On the other hand, Sydelle mentioned that when Dad had his heart attack, she called the Littmans, who phoned Dad and reported back to her that he was “very unfriendly.” I can just imagine.

Both Aunt Sydelle and I spent our lunch at a deli telling each other stuff neither of us wanted to get back to Dad.

At least she has Scott, who’s a fabulously successful lawyer. She doesn’t realize how successful he is, plus he’s got a good marriage and three great kids.

Instead, Sydelle complains that Scott’s wife is cold to her and that Scott himself is always getting exasperated with her. (I can imagine.)

Sydelle is close with her cousins on both sides of her family, her Anenberg in-laws, and her surviving aunt and uncle.
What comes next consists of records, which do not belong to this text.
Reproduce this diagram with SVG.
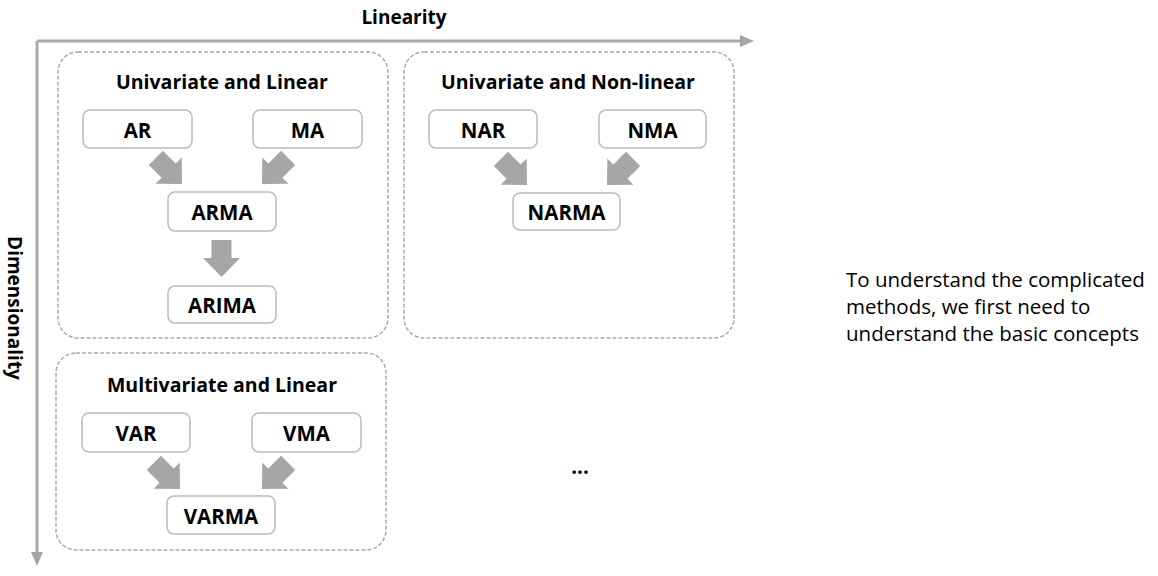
<svg xmlns="http://www.w3.org/2000/svg" width="1158" height="576" viewBox="0 0 1158 576">
<style>
.grp{fill:none;stroke:#aaa;stroke-width:1.5;stroke-dasharray:4 2}
.box{fill:#fff;stroke:#bbb;stroke-width:1.5}
.lbl{font-family:"Open Sans","Liberation Sans",sans-serif;font-weight:bold;font-size:20.5px;fill:#000;text-anchor:middle;dominant-baseline:central}
.ttl{font-family:"Open Sans","Liberation Sans",sans-serif;font-weight:bold;font-size:19.5px;fill:#000;text-anchor:middle;dominant-baseline:central}
.axl{font-family:"Open Sans","Liberation Sans",sans-serif;font-weight:bold;font-size:19px;fill:#000;text-anchor:middle;dominant-baseline:central}
.note{font-family:"Open Sans","Liberation Sans",sans-serif;font-size:20.5px;fill:#000}
.axis{stroke:#aaa;stroke-width:3;fill:none}
.fat{fill:#a6a6a6}
</style>
<defs>
<path id="fa" d="M-10,-18 H10 V0 H18.5 L0,19 L-18.5,0 H-10 Z"/>
</defs>
<g id="axes">
<path class="axis" d="M37,41 H742 M37,41 V554"/>
<path class="fat" d="M740,35 L754,41 L740,47 Z"/>
<path class="fat" d="M31,552 L37,566 L43,552 Z"/>
<text class="axl" x="404" y="17">Linearity</text>
<text class="axl" transform="translate(15,308) rotate(90)">Dimensionality</text>
</g>
<g id="group-ul">
<rect class="grp" x="58" y="52" width="330" height="286" rx="20"/>
<text class="ttl" x="222" y="81">Univariate and Linear</text>
</g>
<g id="group-unl">
<rect class="grp" x="404" y="52" width="330" height="286" rx="20"/>
<text class="ttl" x="568" y="81">Univariate and Non-linear</text>
</g>
<g id="group-ml">
<rect class="grp" x="56" y="353" width="330" height="197" rx="20"/>
<text class="ttl" x="222" y="384">Multivariate and Linear</text>
</g>
<g id="node-AR"><rect class="box" x="83" y="110" width="109" height="38" rx="7"/><text class="lbl" x="137.5" y="129.5">AR</text></g>
<g id="node-MA"><rect class="box" x="253" y="110" width="109" height="38" rx="7"/><text class="lbl" x="307.5" y="129.5">MA</text></g>
<g id="node-ARMA"><rect class="box" x="168" y="192" width="108" height="39" rx="7"/><text class="lbl" x="222" y="212">ARMA</text></g>
<g id="node-ARIMA"><rect class="box" x="168" y="286" width="108" height="37" rx="7"/><text class="lbl" x="222" y="305">ARIMA</text></g>
<g id="node-NAR"><rect class="box" x="429" y="110" width="108" height="38" rx="7"/><text class="lbl" x="483" y="129.5">NAR</text></g>
<g id="node-NMA"><rect class="box" x="599" y="110" width="107" height="38" rx="7"/><text class="lbl" x="652.5" y="129.5">NMA</text></g>
<g id="node-NARMA"><rect class="box" x="513" y="193" width="107" height="37" rx="7"/><text class="lbl" x="566.5" y="212">NARMA</text></g>
<g id="node-VAR"><rect class="box" x="82" y="413" width="108" height="39" rx="7"/><text class="lbl" x="136" y="433">VAR</text></g>
<g id="node-VMA"><rect class="box" x="252" y="413" width="109" height="39" rx="7"/><text class="lbl" x="306.5" y="433">VMA</text></g>
<g id="node-VARMA"><rect class="box" x="167" y="496" width="108" height="38" rx="7"/><text class="lbl" x="221" y="515.5">VARMA</text></g>
<g id="connectors">
<use href="#fa" class="fat" transform="translate(168.6,170.6) rotate(-45)"/>
<use href="#fa" class="fat" transform="translate(275.4,170.6) rotate(45)"/>
<use href="#fa" class="fat" transform="translate(221.5,258)"/>
<use href="#fa" class="fat" transform="translate(513.6,171.6) rotate(-45)"/>
<use href="#fa" class="fat" transform="translate(620.4,171.6) rotate(45)"/>
<use href="#fa" class="fat" transform="translate(166.6,475.6) rotate(-45)"/>
<use href="#fa" class="fat" transform="translate(275.4,475.6) rotate(45)"/>
</g>
<g id="ellipsis"><text class="lbl" x="580" y="466">...</text></g>
<g id="note">
<text class="note" x="846" y="287">To understand the complicated</text>
<text class="note" x="846" y="314">methods, we first need to</text>
<text class="note" x="846" y="341">understand the basic concepts</text>
</g>
</svg>
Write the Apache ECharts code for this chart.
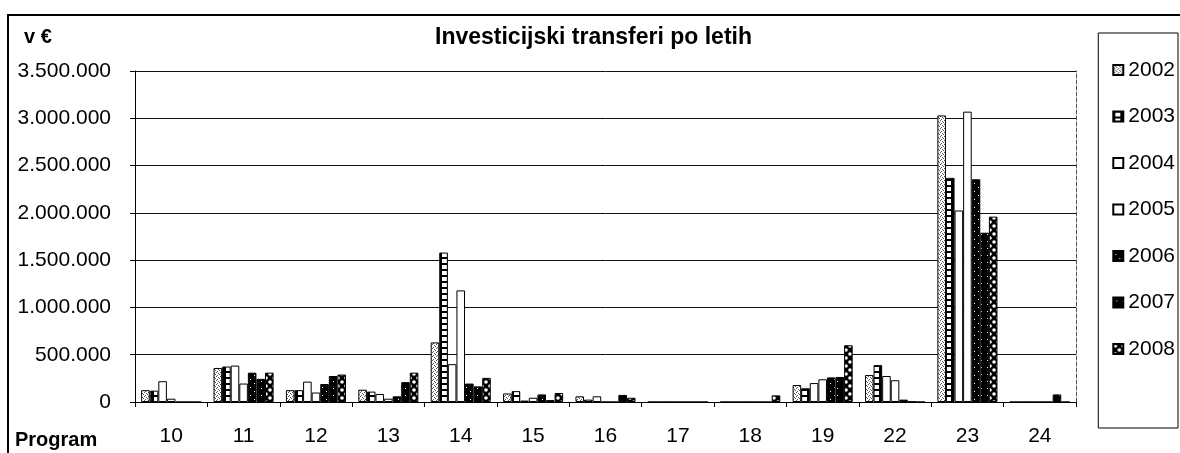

I actually enjoyed my two-hour lunch with my aunt. My parents and Jonathan never go out for lunch, of course.

Last night I called Marc, who’d gone to Prescott for the weekend and did even less business than he had the week before: virtually nothing. God knows why he went to the flea market after a first week of work during which he felt overwhelmed by the information about cell phones that he had to learn.

AirTouch offers – no kidding – 4,153 different plans to its customers. Marc took a test on Friday and got 52 of the 60 questions right, and today he begins working at their Mesa store at Alma School and Broadway, just a hop, skip and jump away from his house, saving him the commute to Phoenix.

The electric company was threatening to shut off his service, but Marc hopes to give them a token payment. His first paycheck tomorrow will have to go to his July rent – although of course it won’t cover that in full.

Hopefully Marc will thrive away from our parents. He did say that AirTouch seems to treat its employees well, “and I’m not used to that.” They’ve given him an alphanumeric pager, of course.

This morning I went to the cybercafé and wrote Sat Darshan about my week in Florida. She said to give her regards to Teresa and the other old New York friends she remembers.

In the mail I got my JCPenney First Visa secured card, with a $300 credit line; that’s the $300 money order I sent out as a deposit from Phoenix. Today I sent out a $150 deposit to increase my credit limit on another secured card, from FCNB. These secured cards may be stupid, but they’re forced me to put away about $5,600 in savings accounts.

I got home from Aunt Sydelle’s in Aventura by 4 PM and finished the packing I’d begun this morning. For the first time in years, I’m taking only one suitcase to New York. I took two suitcases to San Jose and from there to Los Angeles to Wyoming to Phoenix and back to Florida.

Of course, I needed more clothes for the change in weather from winter to early summer. But I still ended up taking too much stuff.

Now I’ll just be in New York for the summer, so it’s better that I buy things I need there than take extra crap with me.

My wanderyear continues, at least for a little longer. And I like it that way.